Мы выходили на последней остановке и шли по дорожке, усыпанной крупным щебнем через старый заросший парк. У входа в двухэтажное серое здание, дед ненадолго замирал, затем с силой толкал плечом тяжелую массивную дверь. Мы входили в вестибюль, полный народу. Здесь стоял ровный приглушенный гул. Дед, как-то странно скособочившись, направлялся к мужчине в грязновато-белом застиранном халате. И начинал обхаживать его, выбирая удобный момент. Потом торопливо совал ему в карман неизменную трешку и, просительно заглядывая в глаза, тихо, одними губами шептал:
– Будьте так добренькие, товарищ санитар. В третьей палате.
Рыженькая такая, Коган.
Обычно, не оборачиваясь, санитар цедил сквозь зубы:
– Ждите.
Но был один с лицом, заросшим черным курчавым волосом и выпуклыми водянистыми глазами.
– Наш, – сразу же определил его дед.
Этот тотчас пугался. Отпрянув от деда, громко, на весь вестибюль кричал:
– Не положено!
И тогда равномерный гул голосов вдруг стихал. В вестибюле повисала мертвая тишина. Люди оглядывались на деда, а он, понурившись, шел через весь зал к нам.
– Жид, – злобно шипел дед и стискивал уцелевший кулак.
Но через час, другой, униженно улыбаясь, вихляясь всем туловищем, снова робко направлялся к санитару. Ловким скользящим движением совал ему в карман еще одну трешку и, заглядывая в глаза, заводил свое:
– Будьте так добренькие!
Санитар каменно молчал. Потом бросал на деда быстрый взгляд.

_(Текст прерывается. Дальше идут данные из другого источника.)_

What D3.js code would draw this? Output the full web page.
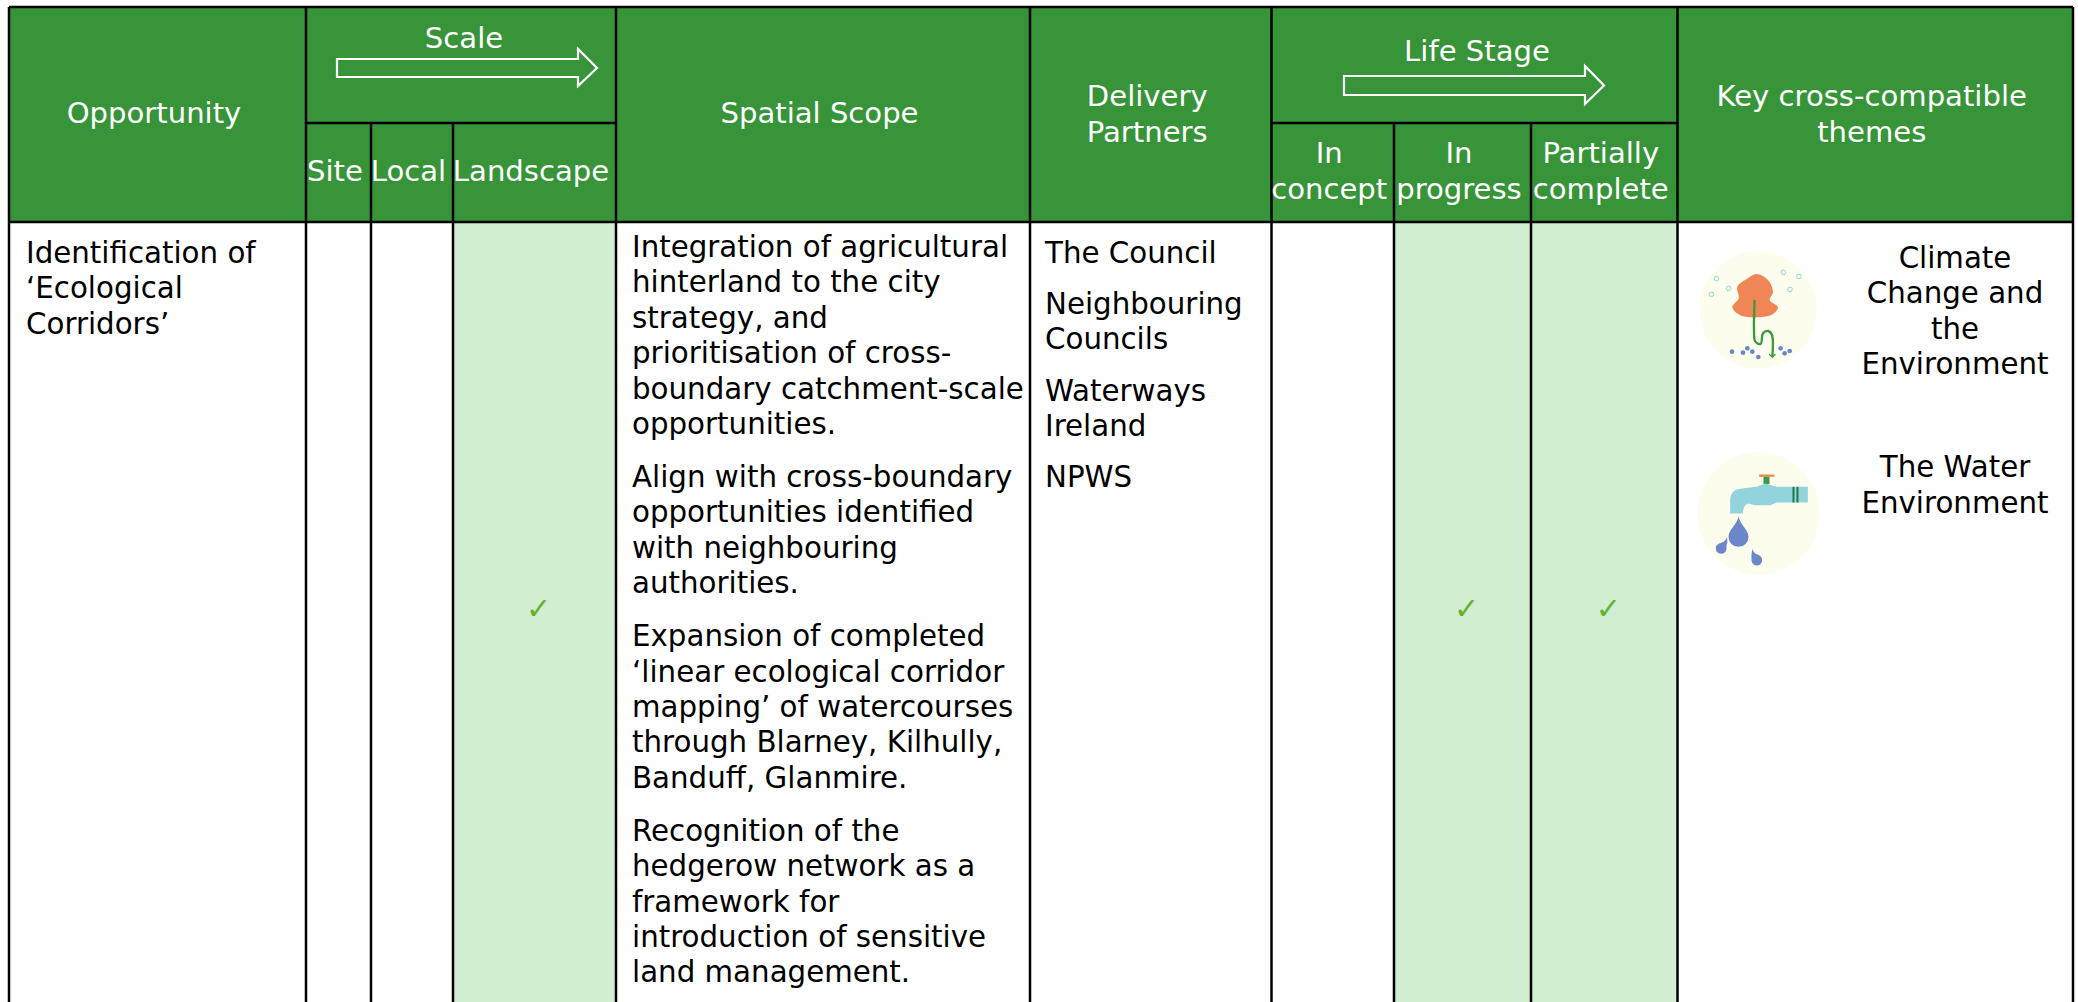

И тот, пятясь, кивая на каждом шагу, возвращался к нам:
– Пошли скорей! Ее сейчас приведут.
В эти минуты я ненавидела деда всей душой. Его заискивающую улыбку, его вихляющую походку, его униженное «будьте так добренькие». Я ненавидела до колотья в груди этого мутноглазого санитара.
Я ненавидела всех евреев мира. Я ненавидела себя.

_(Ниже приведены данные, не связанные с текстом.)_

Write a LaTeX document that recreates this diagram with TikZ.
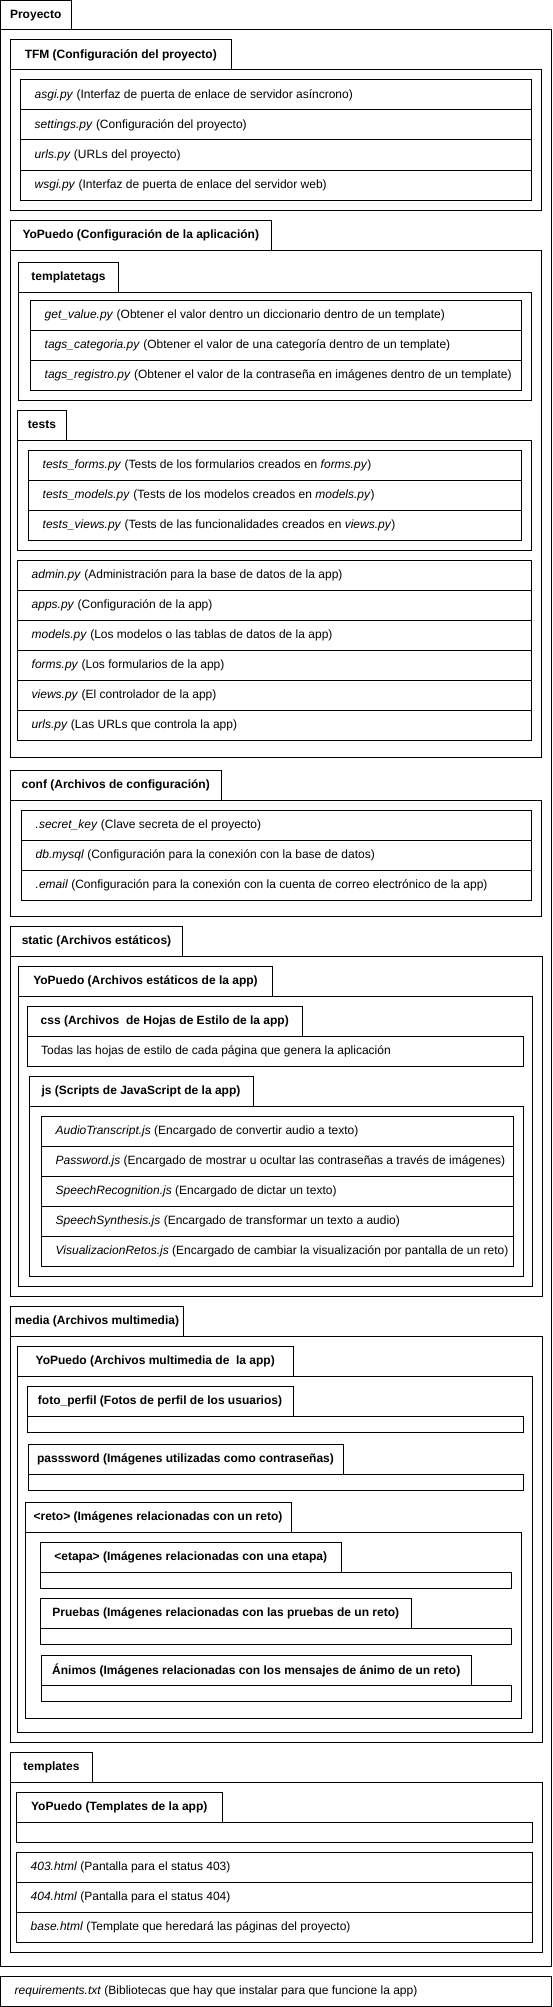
\documentclass[tikz,border=0pt]{standalone}
\usepackage{fontspec}
\setmainfont{Liberation Sans}
\newcommand\fBox[5]{\node[fbox, anchor=north west, minimum width={(#4-#2)*1pt}, minimum height={(#5-#3)*1pt}] (#1) at (#2,#3) {};}
\newcommand\fTab[6]{\node[fbox, font=\fontsize{12}{14}\selectfont\bfseries, anchor=north west, minimum width={(#4-#2)*1pt}, minimum height={(#5-#3)*1pt}] (#1) at (#2,#3) {#6};}
\newcommand\fRow[6]{\node[fbox, anchor=north west, minimum width={(#4-#2)*1pt}, minimum height={(#5-#3)*1pt}] (#1) at (#2,#3) {};
  \node[rowtext] (#1t) at ([xshift=14pt]#1.west) {#6};}
\begin{document}
\begin{tikzpicture}[x=1pt,y=-1pt,
  fbox/.style={draw=black, line width=1pt, inner sep=0pt, outer sep=0pt},
  rowtext/.style={anchor=west, inner sep=0pt, font=\fontsize{12}{14}\selectfont}]
\fill[white] (0,0) rectangle (552,2007);
\useasboundingbox (0,0) rectangle (552,2007);
% Proyecto
\fTab{ptab}{0.5}{0.5}{71}{30}{Proyecto}
\fBox{pbox}{0.5}{30}{551}{1966}
% TFM
\fTab{tfmtab}{10.5}{40}{231}{70}{TFM (Configuración del proyecto)}
\fBox{tfmbox}{10.5}{70}{541.5}{210}
\fRow{tfm1}{20.5}{80}{531.5}{110}{\textit{asgi.py} (Interfaz de puerta de enlace de servidor asíncrono)}
\fRow{tfm2}{20.5}{110}{531.5}{140}{\textit{settings.py} (Configuración del proyecto)}
\fRow{tfm3}{20.5}{140}{531.5}{170}{\textit{urls.py} (URLs del proyecto)}
\fRow{tfm4}{20.5}{170}{531.5}{200}{\textit{wsgi.py} (Interfaz de puerta de enlace del servidor web)}
% YoPuedo config
\fTab{apptab}{10.5}{220}{271}{250}{YoPuedo (Configuración de la aplicación)}
\fBox{appbox}{10.5}{250}{541.5}{757}
\fTab{tttab}{18.5}{262}{118.5}{292}{templatetags}
\fBox{ttbox}{18.5}{292}{531.5}{400}
\fRow{tt1}{30.5}{300}{521.5}{330}{\textit{get\_value.py} (Obtener el valor dentro un diccionario dentro de un template)}
\fRow{tt2}{30.5}{330}{521.5}{360}{\textit{tags\_categoria.py} (Obtener el valor de una categoría dentro de un template)}
\fRow{tt3}{30.5}{360}{521.5}{390}{\textit{tags\_registro.py} (Obtener el valor de la contraseña en imágenes dentro de un template)}
\fTab{tstab}{17.5}{410}{66.5}{440}{tests}
\fBox{tsbox}{17.5}{440}{531.5}{550}
\fRow{ts1}{28.5}{450}{521.5}{480}{\textit{tests\_forms.py} (Tests de los formularios creados en \textit{forms.py})}
\fRow{ts2}{28.5}{480}{521.5}{510}{\textit{tests\_models.py} (Tests de los modelos creados en \textit{models.py})}
\fRow{ts3}{28.5}{510}{521.5}{540}{\textit{tests\_views.py} (Tests de las funcionalidades creados en \textit{views.py})}
\fRow{ap1}{17.5}{560}{531.5}{590}{\textit{admin.py} (Administración para la base de datos de la app)}
\fRow{ap2}{17.5}{590}{531.5}{620}{\textit{apps.py} (Configuración de la app)}
\fRow{ap3}{17.5}{620}{531.5}{650}{\textit{models.py} (Los modelos o las tablas de datos de la app)}
\fRow{ap4}{17.5}{650}{531.5}{680}{\textit{forms.py} (Los formularios de la app)}
\fRow{ap5}{17.5}{680}{531.5}{710}{\textit{views.py} (El controlador de la app)}
\fRow{ap6}{17.5}{710}{531.5}{740}{\textit{urls.py} (Las URLs que controla la app)}
% conf
\fTab{cftab}{10.5}{770}{221}{800}{conf (Archivos de configuración)}
\fBox{cfbox}{10.5}{800}{541.5}{916.5}
\fRow{cf1}{21.5}{810.5}{531.5}{840.5}{\textit{.secret\_key} (Clave secreta de el proyecto)}
\fRow{cf2}{21.5}{840.5}{531.5}{870.5}{\textit{db.mysql} (Configuración para la conexión con la base de datos)}
\fRow{cf3}{21.5}{870.5}{531.5}{900.5}{\textit{.email} (Configuración para la conexión con la cuenta de correo electrónico de la app)}
% static
\fTab{sttab}{10.5}{926}{182.5}{956}{static (Archivos estáticos)}
\fBox{stbox}{10.5}{956}{542.5}{1296.5}
\fTab{sytab}{18.5}{966}{272.5}{996}{YoPuedo (Archivos estáticos de la app)}
\fBox{sybox}{18.5}{996}{532.5}{1286.5}
\fTab{csstab}{27}{1006.5}{302.5}{1036}{css (Archivos~ de Hojas de Estilo de la app)}
\fRow{css1}{27}{1036}{523.5}{1066}{Todas las hojas de estilo de cada página que genera la aplicación}
\fTab{jstab}{29}{1076}{253}{1106}{js (Scripts de JavaScript de la app)}
\fBox{jsbox}{29}{1106}{523.5}{1276}
\fRow{js1}{41.5}{1116.5}{513}{1146.5}{\textit{AudioTranscript.js} (Encargado de convertir audio a texto)}
\fRow{js2}{41.5}{1146.5}{513}{1176.5}{\textit{Password.js} (Encargado de mostrar u ocultar las contraseñas a través de imágenes)}
\fRow{js3}{41.5}{1176.5}{513}{1206.5}{\textit{SpeechRecognition.js} (Encargado de dictar un texto)}
\fRow{js4}{41.5}{1206.5}{513}{1236.5}{\textit{SpeechSynthesis.js} (Encargado de transformar un texto a audio)}
\fRow{js5}{41.5}{1236.5}{513}{1266.5}{\textit{VisualizacionRetos.js} (Encargado de cambiar la visualización por pantalla de un reto)}
% media
\fTab{mdtab}{10.5}{1306}{183.5}{1336}{media (Archivos multimedia)}
\fBox{mdbox}{10.5}{1336}{542.5}{1742.5}
\fTab{mytab}{17.5}{1346}{293}{1376}{YoPuedo (Archivos multimedia de~ la app)}
\fBox{mybox}{17.5}{1376}{532.5}{1732.5}
\fTab{fptab}{27}{1386}{293}{1416}{foto\_perfil (Fotos de perfil de los usuarios)}
\fBox{fpbox}{27}{1416}{523}{1432}
\fTab{pwtab}{28}{1444}{343}{1474}{passsword (Imágenes utilizadas como contraseñas)}
\fBox{pwbox}{28}{1474}{523}{1490}
\fTab{rttab}{25}{1502}{291}{1532}{<reto> (Imágenes relacionadas con un reto)}
\fBox{rtbox}{25}{1532}{521.5}{1718}
\fTab{ettab}{40.5}{1542}{341}{1572}{<etapa> (Imágenes relacionadas con una etapa)}
\fBox{etbox}{40.5}{1572}{511.5}{1588}
\fTab{prtab}{40.5}{1598}{411}{1628}{Pruebas (Imágenes relacionadas con las pruebas de un reto)}
\fBox{prbox}{40.5}{1628}{511.5}{1644}
\fTab{antab}{41.5}{1655}{471}{1685}{Ánimos (Imágenes relacionadas con los mensajes de ánimo de un reto)}
\fBox{anbox}{41.5}{1685}{511.5}{1701}
% templates
\fTab{tptab}{10.5}{1752}{92.5}{1782}{templates}
\fBox{tpbox}{10.5}{1782}{542.5}{1952}
\fTab{tytab}{16.5}{1792}{222}{1822}{YoPuedo (Templates de la app)}
\fBox{tybox}{16.5}{1822}{532.5}{1842}
\fRow{tp1}{16.5}{1852}{532.5}{1882}{\textit{403.html} (Pantalla para el status 403)}
\fRow{tp2}{16.5}{1882}{532.5}{1912}{\textit{404.html} (Pantalla para el status 404)}
\fRow{tp3}{16.5}{1912}{532.5}{1942}{\textit{base.html} (Template que heredará las páginas del proyecto)}
% requirements
\fRow{req}{0.5}{1976.5}{551}{2006}{\textit{requirements.txt} (Bibliotecas que hay que instalar para que funcione la app)}
\end{tikzpicture}
\end{document}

Тетку выводили к нам в больничный сад в линялом заношенном байковом халате, подвязанном вместо пояса куском грязного бинта. Она шла, вперив взгляд прямо перед собой.
– Стой, – командовал санитар и дергал ее за халат.

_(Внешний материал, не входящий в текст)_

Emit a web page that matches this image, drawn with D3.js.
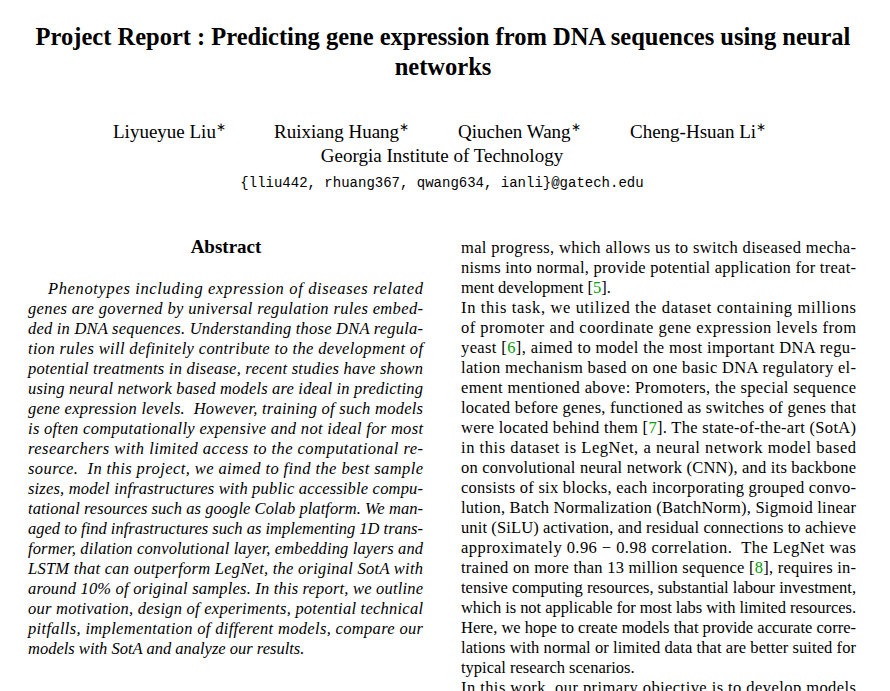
<!DOCTYPE html>
<html><head><meta charset="utf-8">
<script src="https://cdn.jsdelivr.net/npm/d3@7/dist/d3.min.js"></script>
<style>body{margin:0;background:#fff} svg text{font-family:"Liberation Serif","Times New Roman",Times,serif}
svg text.mono{font-family:"Liberation Mono","DejaVu Sans Mono",monospace}</style>
</head><body><div id="page"></div>
<script>
const titleLines = ["Project Report : Predicting gene expression from DNA sequences using neural", "networks"];
const authors = [["Liyueyue Liu", 113], ["Ruixiang Huang", 274], ["Qiuchen Wang", 458], ["Cheng-Hsuan Li", 630]];
const affiliation = "Georgia Institute of Technology";
const email = "{lliu442, rhuang367, qwang634, ianli}@gatech.edu";

// [text, justified?]  {n} marks green citation
const abstractLines = [
  ["Phenotypes including expression of diseases related", true],
  ["genes are governed by universal regulation rules embed-", true],
  ["ded in DNA sequences. Understanding those DNA regula-", true],
  ["tion rules will definitely contribute to the development of", true],
  ["potential treatments in disease, recent studies have shown", true],
  ["using neural network based models are ideal in predicting", true],
  ["gene expression levels.  However, training of such models", true],
  ["is often computationally expensive and not ideal for most", true],
  ["researchers with limited access to the computational re-", true],
  ["source.  In this project, we aimed to find the best sample", true],
  ["sizes, model infrastructures with public accessible compu-", true],
  ["tational resources such as google Colab platform. We man-", true],
  ["aged to find infrastructures such as implementing 1D trans-", true],
  ["former, dilation convolutional layer, embedding layers and", true],
  ["LSTM that can outperform LegNet, the original SotA with", true],
  ["around 10% of original samples. In this report, we outline", true],
  ["our motivation, design of experiments, potential technical", true],
  ["pitfalls, implementation of different models, compare our", true],
  ["models with SotA and analyze our results.", false]
];
const rightLines = [
  ["mal progress, which allows us to switch diseased mecha-", true],
  ["nisms into normal, provide potential application for treat-", true],
  ["ment development [{5}].", false],
  ["In this task, we utilized the dataset containing millions", true],
  ["of promoter and coordinate gene expression levels from", true],
  ["yeast [{6}], aimed to model the most important DNA regu-", true],
  ["lation mechanism based on one basic DNA regulatory el-", true],
  ["ement mentioned above: Promoters, the special sequence", true],
  ["located before genes, functioned as switches of genes that", true],
  ["were located behind them [{7}]. The state-of-the-art (SotA)", true],
  ["in this dataset is LegNet, a neural network model based", true],
  ["on convolutional neural network (CNN), and its backbone", true],
  ["consists of six blocks, each incorporating grouped convo-", true],
  ["lution, Batch Normalization (BatchNorm), Sigmoid linear", true],
  ["unit (SiLU) activation, and residual connections to achieve", true],
  ["approximately 0.96 − 0.98 correlation.  The LegNet was", true],
  ["trained on more than 13 million sequence [{8}], requires in-", true],
  ["tensive computing resources, substantial labour investment,", true],
  ["which is not applicable for most labs with limited resources.", true],
  ["Here, we hope to create models that provide accurate corre-", true],
  ["lations with normal or limited data that are better suited for", true],
  ["typical research scenarios.", false],
  ["In this work, our primary objective is to develop models", true]
];

const W = 890, H = 691;
const svg = d3.select("#page").append("svg").attr("width", W).attr("height", H).attr("fill", "#000");

svg.selectAll("text.title").data(titleLines).join("text")
  .attr("class", "title").attr("x", W / 2 - 2).attr("y", (d, i) => 45 + i * 30)
  .attr("text-anchor", "middle").attr("font-size", 24.5).attr("font-weight", "bold").text(d => d);

const au = svg.selectAll("text.author").data(authors).join("text")
  .attr("class", "author").attr("x", d => d[1]).attr("y", 138).attr("font-size", 19);
au.append("tspan").text(d => d[0]);
au.append("tspan").attr("dy", -7).attr("font-size", 12).text("∗");

svg.append("text").attr("x", 442).attr("y", 162).attr("text-anchor", "middle")
  .attr("font-size", 19).text(affiliation);
svg.append("text").attr("class", "mono").attr("x", 442).attr("y", 187).attr("text-anchor", "middle")
  .attr("font-size", 14).text(email);

svg.append("text").attr("x", 226).attr("y", 253).attr("text-anchor", "middle")
  .attr("font-size", 19).attr("font-weight", "bold").text("Abstract");

function column(lines, x0, x1, y0, italic, indentFirst) {
  lines.forEach(([t, just], i) => {
    const x = (indentFirst && i === 0) ? x0 + 20 : x0;
    const el = svg.append("text").attr("x", x).attr("y", y0 + i * 20)
      .attr("font-size", 16.5).attr("font-style", italic ? "italic" : "normal")
      .attr("xml:space", "preserve");
    t.split(/(\{\d+\})/).forEach(part => {
      const m = part.match(/^\{(\d+)\}$/);
      el.append("tspan").attr("fill", m ? "#00a000" : "#000").text(m ? m[1] : part);
    });
    if (just) el.attr("textLength", x1 - x).attr("lengthAdjust", "spacing");
  });
}
column(abstractLines, 28, 423, 294, true, true);
column(rightLines, 461, 856, 253, false, false);
</script></body></html>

Тетя останавливалась, точно вкопанная, держа руки по швам.
Никого из нас она не узнавала. Да и на себя, прежнюю, была не похожа. Без рыжей пристежной косы, коротко, по-мужски, подстриженная, с внезапно обострившимися чертами лица и выступившим вдруг вперед крупным носом, она стала разительно походить на деда.
Казалось, болезнь напрочь стерла ту разницу в летах и обличье, что была между ними.
– Маня, Манялэ, – тоскливо дребезжащим голосом окликал ее дед, – смотри, к тебе дети пришли. Смотри, что мы тебе принесли!
Взгляд тетки равнодушно скользил по кулькам и коробкам, которые вытаскивал из корзины дед, по нашим застывшим испуганным лицам, по голубым садовым скамейкам, по низкому зеленому кустарнику. Иногда она пугливо озиралась и выкрикивала какимто диким, пронзительно диким голосом:
– Их бин юде (я еврейка), – приседала, обхватив голову руками и пряча ее в колени.
Сколько я помню, она так ни разу нас и не признала. И лишь однажды, внезапно просветлев, пошла навстречу сестре быстрым скользящим шагом, выкрикивая на ходу:
– Момэлэ! Момэлэ! Их гей цу дир (мамочка, я иду к тебе).
Подойдя совсем близко, воровски оглянулась на санитара и вытащила из рукава кусочек черствого заплесневелого хлеба:
– Эссен (ешь)!! – еле слышно прошелестела она и сунула его сестре.
Та в испуге отпрянула.
– Нэмен (возьми)! – дед ткнул сестру в спину кулаком, – немэн, – со слезами в голосе повторил он.